Cano Petroleum Inc., Fort Worth, Texas, (NYSE Amex: CFW) has provided an update regarding its ongoing strategic alternatives review and a cash-flow maximization plan for the near-term.

Upon the termination of its merger agreement with Resaca Exploitation Inc., Houston, (London AIM: RSOX, RSX), the company altered its operating strategy from growth mode to a cash maximization mode. As part of this effort, Cano proceeded to reduce field-level and corporate general and administrative expenses.

The company has reduced the size of its board from six independent directors to two independent directors. The independent directors remaining are Donald W. Niemiec and Garret Smith. The company has also implemented staffing reductions as part of reducing its overall general and administrative expense. Additionally, certain field level expenses which solely served the company's growth strategy have been eliminated, thus increasing the company's net cash flows.

Cano chairman and chief executive Jeff Johnson says, "We would like to thank our former directors Bill Powell, David Wehlmann, Randall Boyd and Bob Gaudin for their service to Cano and its shareholders. I am proud of the steps that our board and employees have taken to streamline processes and reduce costs."

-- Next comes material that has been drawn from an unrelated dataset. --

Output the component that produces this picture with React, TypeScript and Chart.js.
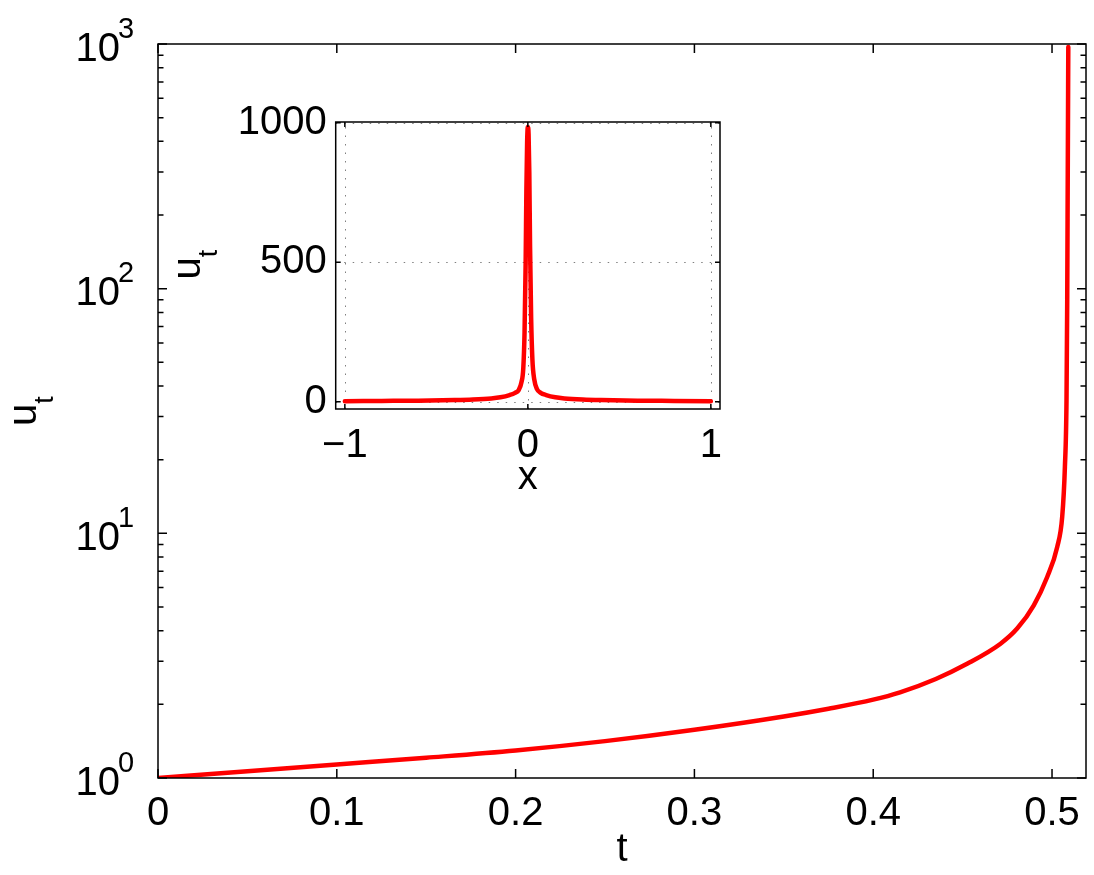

On Sept. 24, Cano's lenders delivered a reservation of rights letter in response to its inability to deliver a letter of intent as specified in a forbearance agreement. Presently, the lenders have not taken any action in conjunction with the delivery of this letter. While Cano is in compliance with its asset coverage ratio covenant and continues to meet its secured indebtedness interest payment obligations, the company is not in compliance with its debt to EBITDA and EBITDA to interest covenants.

Per the NYSE Amex Company Guide, Section 610(b), Cano is providing a press release notification of the fact that its auditor, Hein & Associates, rendered a going concern opinion for the company. This opinion was previously disclosed in its Form 10K filing for the period ended June 30.

Cano has oil and gas operations in Texas, Oklahoma and New Mexico.